Evan Almighty, well, quotes the Bible once in order to pass itself off as a Christian movie and it kind of ends there…Oh, and the anthropomorphic animals help build the ark and stuff, so unlike the “rock people” of Noah they are totally made up, instead of mostly made up.

Noah wins.

Morals

This is a tough one. Noah has violence and one scene where there is some pretty heavy petting going on. In Evan Almighty, Evan’s wife leaves him because he was embarrassing her. I’m not sure if that’s such a great lesson in a children’s movie, but you know, in 21st century America that’s “normal.” Further, Evan is portrayed as a bumbling fool, hardly a respectable head of his household. Noah is the unquestioned head of his household, to the point where no one physically resists him in his quest to kill his daughter-in-law’s children. Then, in the end, the movie actually teaches something about morals. Meanwhile, in Evan Almighty, all I know is that “thou shalt do the dance.”

Draw.

Casting

Oh yeah, casting isn’t a Christian issue and we’re supposed to look at the message of something instead of the actor in determining whether something is good. But, Russel Crowe did a very good job. The acting in Evan Almighty was wooden and lame.

Noah wins.

 

My final point. Are we Christians being overly critical of a movie like Noah? Not necessarily. My wife and I don’t even have cable at home because we find the material on it indecent. Most of my own entertainment is watching James White debates and listening to sermons. My wife and I have watched three movies the last four years and maybe watch television six times a year…maybe even less. I even find Fox News smutty and disgusting.

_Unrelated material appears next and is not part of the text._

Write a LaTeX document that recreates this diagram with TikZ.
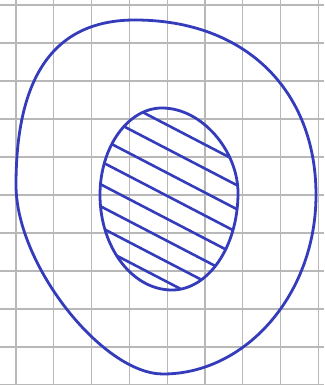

So, I empathize with a lot of people panning the movie. I hate a lot of what is passed off as entertainment these days.

However, because I am even more conservative with what I watch than most Christians, my positive reviews of Noah should carry some weight. I think many Christians are being hypocritical in their hatred of the movie. Others are saying that they refuse to watch it, because the movie must be terrible. Yet, Christians love classics such as The Ten Commandments and Ben Hur, but the problem is that both movies have tons of made up stuff. I’m not sure how theologically sound they are either. Yet, we have Christians who haven’t even watched a movie hate on it, because they simply don’t like the movie’s image…the content, they can’t judge. They didn’t watch it.

I think Darren Aronofsky and Russel Crowe are their own worse enemies. Have a director not running his mouth saying things that are stupid and cast a Noah that did not throw a telephone in someone’s face, and then you have rave reviews. Funny thing is that if God judges the heart, shouldn’t that be the way we should approach everything, including movies?